Frades me remetem a uma lembrança de tempos bem distantes, lá nos meus verdes anos, quando assisti ao filme “Marcelino Pão e Vinho”. Aquelas figuras gentis que acolheram um garoto órfão, despertam, sempre que me lembro deles, uma sensação de benquerença. Essa película tem um grande poder sobre as fraqueza que me habitam. Marcelino nada mais era do que uma lenda.
O Frei Luís relata a uma menina doente e a seus pais a história de um menino, ainda bebê, deixado à porta do mosteiro. Com dificuldades de conseguir adoção, o garoto passa a conviver com os religiosos. Marcelino, interpretado por Pablito Calvo (1948- 2000), à medida que vai crescendo se transforma em um garoto serelepe e afetuoso. Suas traquinagens só fazem crescer a estima que os frades tinham por ele. O final do filme é triste e gente de coração mole como eu, não resiste, chora.

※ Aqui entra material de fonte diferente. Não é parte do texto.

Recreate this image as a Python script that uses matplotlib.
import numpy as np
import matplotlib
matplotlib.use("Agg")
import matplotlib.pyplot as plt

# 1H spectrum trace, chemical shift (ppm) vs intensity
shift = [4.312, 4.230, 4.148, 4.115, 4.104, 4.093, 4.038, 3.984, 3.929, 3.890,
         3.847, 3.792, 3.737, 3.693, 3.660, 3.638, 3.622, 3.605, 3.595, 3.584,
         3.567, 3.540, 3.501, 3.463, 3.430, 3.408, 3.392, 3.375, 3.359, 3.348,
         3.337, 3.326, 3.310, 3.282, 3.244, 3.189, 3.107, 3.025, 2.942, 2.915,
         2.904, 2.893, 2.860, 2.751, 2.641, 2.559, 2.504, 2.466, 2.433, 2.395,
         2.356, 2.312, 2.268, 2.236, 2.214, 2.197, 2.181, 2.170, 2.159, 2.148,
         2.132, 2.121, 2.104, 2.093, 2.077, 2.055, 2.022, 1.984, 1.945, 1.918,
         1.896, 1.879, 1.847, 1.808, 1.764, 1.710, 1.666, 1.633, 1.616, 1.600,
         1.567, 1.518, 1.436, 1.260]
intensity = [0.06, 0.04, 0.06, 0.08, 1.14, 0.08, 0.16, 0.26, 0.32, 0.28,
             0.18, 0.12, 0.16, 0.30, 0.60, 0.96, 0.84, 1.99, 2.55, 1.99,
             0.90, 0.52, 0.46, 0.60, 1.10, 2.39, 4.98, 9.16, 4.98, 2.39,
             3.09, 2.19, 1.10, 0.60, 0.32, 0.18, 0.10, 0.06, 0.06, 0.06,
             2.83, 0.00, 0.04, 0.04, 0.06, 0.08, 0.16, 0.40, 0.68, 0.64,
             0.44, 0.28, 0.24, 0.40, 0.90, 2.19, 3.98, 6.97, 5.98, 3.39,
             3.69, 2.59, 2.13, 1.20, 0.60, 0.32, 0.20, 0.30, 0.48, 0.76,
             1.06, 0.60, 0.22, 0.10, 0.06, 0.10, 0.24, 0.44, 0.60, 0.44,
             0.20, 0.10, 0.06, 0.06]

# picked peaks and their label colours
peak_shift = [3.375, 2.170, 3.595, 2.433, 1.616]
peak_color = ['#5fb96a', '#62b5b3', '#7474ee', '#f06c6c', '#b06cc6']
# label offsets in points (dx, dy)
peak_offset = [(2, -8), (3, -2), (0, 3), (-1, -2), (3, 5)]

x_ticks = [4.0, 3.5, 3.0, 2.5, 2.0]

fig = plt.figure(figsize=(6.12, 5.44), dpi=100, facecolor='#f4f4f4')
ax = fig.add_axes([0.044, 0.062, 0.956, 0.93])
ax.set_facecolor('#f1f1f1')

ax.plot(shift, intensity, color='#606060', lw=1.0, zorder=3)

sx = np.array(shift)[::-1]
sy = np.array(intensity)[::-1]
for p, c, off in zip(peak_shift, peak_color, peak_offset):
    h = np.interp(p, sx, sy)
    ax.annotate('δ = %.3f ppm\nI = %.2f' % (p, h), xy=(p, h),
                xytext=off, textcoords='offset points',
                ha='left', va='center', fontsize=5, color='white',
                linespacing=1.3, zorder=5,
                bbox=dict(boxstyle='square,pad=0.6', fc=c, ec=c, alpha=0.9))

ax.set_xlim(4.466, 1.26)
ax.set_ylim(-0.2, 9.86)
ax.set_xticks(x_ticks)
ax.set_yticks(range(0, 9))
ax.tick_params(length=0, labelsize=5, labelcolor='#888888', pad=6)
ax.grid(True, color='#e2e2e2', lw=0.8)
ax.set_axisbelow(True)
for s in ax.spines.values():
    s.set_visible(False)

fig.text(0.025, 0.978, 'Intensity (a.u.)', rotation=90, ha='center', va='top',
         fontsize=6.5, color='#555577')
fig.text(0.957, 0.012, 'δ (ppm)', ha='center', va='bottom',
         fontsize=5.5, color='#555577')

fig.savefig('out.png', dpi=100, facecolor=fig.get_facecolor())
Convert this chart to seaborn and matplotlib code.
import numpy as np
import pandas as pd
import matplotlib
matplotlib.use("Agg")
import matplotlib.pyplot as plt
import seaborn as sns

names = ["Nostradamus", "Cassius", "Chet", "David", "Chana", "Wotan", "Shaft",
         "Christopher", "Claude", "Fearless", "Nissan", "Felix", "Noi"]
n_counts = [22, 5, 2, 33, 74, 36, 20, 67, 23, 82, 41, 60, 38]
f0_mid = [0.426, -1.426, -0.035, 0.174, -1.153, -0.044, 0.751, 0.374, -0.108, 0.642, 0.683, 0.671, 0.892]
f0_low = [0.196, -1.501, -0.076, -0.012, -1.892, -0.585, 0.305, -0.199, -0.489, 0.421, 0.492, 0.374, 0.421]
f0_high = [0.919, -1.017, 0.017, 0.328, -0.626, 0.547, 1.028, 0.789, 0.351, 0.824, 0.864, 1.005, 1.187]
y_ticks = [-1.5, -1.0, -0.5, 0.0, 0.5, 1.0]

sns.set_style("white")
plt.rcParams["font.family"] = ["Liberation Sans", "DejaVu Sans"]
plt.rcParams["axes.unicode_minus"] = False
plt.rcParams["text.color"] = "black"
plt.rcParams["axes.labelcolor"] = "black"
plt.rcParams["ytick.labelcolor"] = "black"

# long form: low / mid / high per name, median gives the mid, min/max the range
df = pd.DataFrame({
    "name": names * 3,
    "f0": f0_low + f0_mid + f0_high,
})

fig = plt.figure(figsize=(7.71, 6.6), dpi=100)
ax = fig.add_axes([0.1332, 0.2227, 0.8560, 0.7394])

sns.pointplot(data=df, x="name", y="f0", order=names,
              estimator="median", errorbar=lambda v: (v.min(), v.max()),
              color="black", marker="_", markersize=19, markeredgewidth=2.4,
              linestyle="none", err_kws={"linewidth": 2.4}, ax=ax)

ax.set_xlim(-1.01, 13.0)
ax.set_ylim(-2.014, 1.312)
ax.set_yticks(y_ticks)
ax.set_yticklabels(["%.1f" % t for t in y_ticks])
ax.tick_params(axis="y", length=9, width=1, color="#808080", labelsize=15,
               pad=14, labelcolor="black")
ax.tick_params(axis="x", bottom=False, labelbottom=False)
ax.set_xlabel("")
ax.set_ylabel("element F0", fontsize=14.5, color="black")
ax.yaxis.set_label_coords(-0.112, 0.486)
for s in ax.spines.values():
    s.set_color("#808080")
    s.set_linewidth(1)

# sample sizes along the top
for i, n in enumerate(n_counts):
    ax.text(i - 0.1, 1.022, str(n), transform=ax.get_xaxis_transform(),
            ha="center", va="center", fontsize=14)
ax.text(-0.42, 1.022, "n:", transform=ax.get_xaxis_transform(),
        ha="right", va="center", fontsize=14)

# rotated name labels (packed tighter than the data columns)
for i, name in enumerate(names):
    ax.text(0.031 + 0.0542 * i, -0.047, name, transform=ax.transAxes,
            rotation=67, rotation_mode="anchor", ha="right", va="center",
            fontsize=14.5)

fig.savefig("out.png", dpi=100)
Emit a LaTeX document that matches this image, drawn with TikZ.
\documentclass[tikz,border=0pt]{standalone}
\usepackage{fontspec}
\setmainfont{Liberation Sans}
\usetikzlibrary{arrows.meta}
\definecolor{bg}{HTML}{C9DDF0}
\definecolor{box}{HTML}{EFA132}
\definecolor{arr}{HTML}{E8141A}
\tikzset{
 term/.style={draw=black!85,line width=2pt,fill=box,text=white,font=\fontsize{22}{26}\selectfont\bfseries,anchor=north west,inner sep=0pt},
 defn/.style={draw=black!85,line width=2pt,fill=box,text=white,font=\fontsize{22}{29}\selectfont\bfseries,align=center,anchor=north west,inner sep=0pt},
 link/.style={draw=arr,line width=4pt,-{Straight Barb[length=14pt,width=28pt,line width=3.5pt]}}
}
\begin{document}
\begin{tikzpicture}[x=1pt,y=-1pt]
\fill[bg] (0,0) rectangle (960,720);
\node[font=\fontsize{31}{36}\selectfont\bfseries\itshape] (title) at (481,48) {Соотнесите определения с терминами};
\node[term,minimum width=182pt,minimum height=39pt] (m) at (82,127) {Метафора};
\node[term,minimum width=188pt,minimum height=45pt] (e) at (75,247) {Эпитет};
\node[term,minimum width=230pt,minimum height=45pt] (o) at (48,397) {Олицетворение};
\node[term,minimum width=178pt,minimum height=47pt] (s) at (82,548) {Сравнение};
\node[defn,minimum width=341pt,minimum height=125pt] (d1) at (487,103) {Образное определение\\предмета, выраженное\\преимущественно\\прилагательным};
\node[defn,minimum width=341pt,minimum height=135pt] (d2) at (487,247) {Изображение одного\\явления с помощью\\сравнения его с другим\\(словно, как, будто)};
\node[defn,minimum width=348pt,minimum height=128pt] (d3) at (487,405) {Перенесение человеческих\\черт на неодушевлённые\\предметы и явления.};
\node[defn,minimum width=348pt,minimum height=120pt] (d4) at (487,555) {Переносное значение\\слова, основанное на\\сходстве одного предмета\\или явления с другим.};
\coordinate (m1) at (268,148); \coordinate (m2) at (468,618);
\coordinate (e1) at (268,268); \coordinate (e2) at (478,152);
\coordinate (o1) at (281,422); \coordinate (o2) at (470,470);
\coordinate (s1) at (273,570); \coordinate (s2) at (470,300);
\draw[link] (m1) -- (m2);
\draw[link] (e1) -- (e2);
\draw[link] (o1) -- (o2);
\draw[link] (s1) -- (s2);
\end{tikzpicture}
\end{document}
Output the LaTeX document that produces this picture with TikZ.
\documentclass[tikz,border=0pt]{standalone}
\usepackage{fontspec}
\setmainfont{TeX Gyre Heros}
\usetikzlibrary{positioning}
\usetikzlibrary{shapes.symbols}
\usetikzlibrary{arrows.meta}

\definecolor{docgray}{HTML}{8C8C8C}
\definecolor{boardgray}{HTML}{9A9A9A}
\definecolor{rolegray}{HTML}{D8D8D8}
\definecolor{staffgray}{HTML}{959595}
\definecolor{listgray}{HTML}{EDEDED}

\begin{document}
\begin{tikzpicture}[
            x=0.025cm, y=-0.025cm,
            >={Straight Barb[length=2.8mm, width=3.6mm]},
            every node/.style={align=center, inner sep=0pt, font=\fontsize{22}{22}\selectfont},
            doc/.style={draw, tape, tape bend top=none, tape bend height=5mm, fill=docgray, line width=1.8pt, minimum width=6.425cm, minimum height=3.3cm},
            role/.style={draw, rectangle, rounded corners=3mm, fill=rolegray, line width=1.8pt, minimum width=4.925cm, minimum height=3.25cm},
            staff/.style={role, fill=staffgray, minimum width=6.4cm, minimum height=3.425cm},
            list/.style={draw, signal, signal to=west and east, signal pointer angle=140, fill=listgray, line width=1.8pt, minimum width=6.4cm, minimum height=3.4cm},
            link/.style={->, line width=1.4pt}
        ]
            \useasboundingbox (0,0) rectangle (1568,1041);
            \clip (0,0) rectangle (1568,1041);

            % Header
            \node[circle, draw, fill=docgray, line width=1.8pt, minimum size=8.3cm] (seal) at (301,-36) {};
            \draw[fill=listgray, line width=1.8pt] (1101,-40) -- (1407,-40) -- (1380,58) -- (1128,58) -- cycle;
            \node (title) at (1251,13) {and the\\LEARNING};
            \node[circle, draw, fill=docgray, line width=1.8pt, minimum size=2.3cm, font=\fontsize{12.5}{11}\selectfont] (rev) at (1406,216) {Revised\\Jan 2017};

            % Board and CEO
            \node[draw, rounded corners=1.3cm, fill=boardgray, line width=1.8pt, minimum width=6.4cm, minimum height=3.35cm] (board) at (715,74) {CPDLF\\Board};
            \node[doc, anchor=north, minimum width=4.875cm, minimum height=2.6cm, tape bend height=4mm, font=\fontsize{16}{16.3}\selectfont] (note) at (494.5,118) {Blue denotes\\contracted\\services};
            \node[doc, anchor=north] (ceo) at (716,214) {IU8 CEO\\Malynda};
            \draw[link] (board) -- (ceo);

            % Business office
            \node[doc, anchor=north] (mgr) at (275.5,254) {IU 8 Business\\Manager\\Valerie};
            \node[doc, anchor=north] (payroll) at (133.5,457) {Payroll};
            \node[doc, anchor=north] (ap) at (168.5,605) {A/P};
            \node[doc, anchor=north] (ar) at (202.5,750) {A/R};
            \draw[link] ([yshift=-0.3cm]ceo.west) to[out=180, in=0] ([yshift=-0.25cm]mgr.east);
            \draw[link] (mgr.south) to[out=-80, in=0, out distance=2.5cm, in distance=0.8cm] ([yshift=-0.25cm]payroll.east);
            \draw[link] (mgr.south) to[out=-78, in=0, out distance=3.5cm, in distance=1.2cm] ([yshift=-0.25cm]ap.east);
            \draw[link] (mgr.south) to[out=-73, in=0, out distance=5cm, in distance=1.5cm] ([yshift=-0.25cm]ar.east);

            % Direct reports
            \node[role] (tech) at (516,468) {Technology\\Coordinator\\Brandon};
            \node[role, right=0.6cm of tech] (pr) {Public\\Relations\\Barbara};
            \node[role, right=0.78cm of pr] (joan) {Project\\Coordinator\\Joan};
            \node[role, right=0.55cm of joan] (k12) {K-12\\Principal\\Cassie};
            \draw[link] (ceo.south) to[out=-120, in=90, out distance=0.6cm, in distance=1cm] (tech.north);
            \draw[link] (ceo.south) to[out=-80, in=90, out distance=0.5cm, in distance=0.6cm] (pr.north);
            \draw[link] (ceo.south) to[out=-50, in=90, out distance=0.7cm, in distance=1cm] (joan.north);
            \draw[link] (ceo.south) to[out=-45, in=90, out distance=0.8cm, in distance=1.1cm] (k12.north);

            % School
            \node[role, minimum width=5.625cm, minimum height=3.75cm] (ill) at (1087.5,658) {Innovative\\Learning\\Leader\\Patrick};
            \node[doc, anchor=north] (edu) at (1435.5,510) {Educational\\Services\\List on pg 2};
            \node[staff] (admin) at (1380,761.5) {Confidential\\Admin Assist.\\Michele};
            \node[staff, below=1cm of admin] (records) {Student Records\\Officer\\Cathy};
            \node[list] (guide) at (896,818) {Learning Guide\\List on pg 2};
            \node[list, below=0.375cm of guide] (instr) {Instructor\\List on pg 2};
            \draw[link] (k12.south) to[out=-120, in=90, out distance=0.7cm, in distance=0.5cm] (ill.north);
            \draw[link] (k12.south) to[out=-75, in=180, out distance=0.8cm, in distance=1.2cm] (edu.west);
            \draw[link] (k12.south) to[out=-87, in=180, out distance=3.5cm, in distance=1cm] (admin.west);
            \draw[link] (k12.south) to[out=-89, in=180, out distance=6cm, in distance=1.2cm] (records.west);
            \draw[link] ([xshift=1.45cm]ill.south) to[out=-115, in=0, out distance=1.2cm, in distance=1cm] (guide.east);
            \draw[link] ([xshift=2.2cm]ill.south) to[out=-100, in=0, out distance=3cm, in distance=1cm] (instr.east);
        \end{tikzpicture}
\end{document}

Também me lembro do reclame de uma conhecida marca de achocolatados em que aparecem dois frades se deliciando diante uma panela, provavelmente cheia do quê? De chocolate, é claro. Ambos parecem estar fazendo aquilo escondido dos superiores, daí minha afeição pelas franciscanas figuras.
Campos do Jordão, terra onde está registrado meu nascimento, lá na minha infância conheci o Frei Orestes, um frade que espalhou caridade e assistiu muita gente carente lá nas montanhas. Por aqui no Nordeste tivemos do Frei Damião, muito querido pelas mesmas razões. Só lembrando de que “frei” é o título atribuído aos “frades”.
Não entendo bem a hierarquia eclesiástica. Parece-me que frade não reza missa e sempre os vi como criaturas menos austeras do que os padres. Lá naqueles tempos idos, eu achava que padre passava sermão e frades davam conselhos. Não sei se é assim, mas eu achava que era. Tudo isso para chegar ao meu frade.
O meu frei não chega a vinte centímetros de altura, não é de carne e osso, mas de uma liga metálica de estanho e mais algumas coisas. É gordinho, barrigudo, careca, com as mãos sobre o abdome com dedos entrelaçados. Às mãos está presa uma correntinha que vai até um pequeno sino. É só a gente puxar a correntinha que o sino toca. Batizei meu frade de Agenor porque é um nome muito apropriado. Frei Agenor! Não é pimpão?
Frei Agenor tem uma participação muito marcante em minha vida. Desde que o adquiri quando morei em Bauru. É ele quem me autoriza pequenas contravenções. Vou explicar.
Dizem (eu disse, dizem!!!) que quando entramos num segundo casamento, só o que muda é o endereço. Discordo em número gênero e grau. A ex e a atual são diferentes sim, mas são complementares. Se uma reclamava de você chegar tarde, a outra reclama de você sair cedo. Não é assim? Pois bem, no meu caso quem me ajuda a sair desses embaraços é o meu querido Frei Agenor.
Aquele despotismo de saias que divide comigo os travesseiros e as contas de água e luz, bem como a que fez isso lá nos “antigamentes” adotaram como verdadeira a premissa de que quem começa a beber antes da dez é alcóolatra. Pode uma coisa dessas? Para evitar confrontos, obedeço! Então, nos fins de semanas, estão me esperando aquelas cervejinhas na temperatura ideal. Os trabalhos têm horário para começar: dez horas! É ai que entra o Frei Agenor.
Chegada a “hora grande” vou até a varanda, abro a primeira latinha e Frei Agenor toca o sino. Então vocês nem vão acreditar, mas parece que o fradezinho se humaniza e me olha com aquela ternura que só os frades têm: Vai meu filho, vai com a minha benção e tome umas por mim.
Há aqui em casa “quem” não goste daquele som abençoado quando Frei Agenor concede-me suas benção e autorização.
Neste domingo que deveria ter sido de carnaval, mas não foi, Frei Agenor não negou fogo, dez horas em pontinho tocou o sino, me olhou do jeito de sempre e dessa vez exagerou nas recomendações: Vai meu filho, vai com minha benção e põe esse pé na jaca.
O que teria feito meu santo frei recomendar-me que chutasse o balde, tomasse todas? Como é triste um carnaval que não é carnaval. Ele entende isso. E sem cerveja, então? Desculpem-me, escrevo este texto numa segunda-feira que deveria ser de carnaval. Não é, mas para mim é feriado do mesmo jeito. São dez horas, espero que tenham gostado de meu Frei Agenor. Ele vai tocar o sino. Vamos à luta. O resto é silêncio.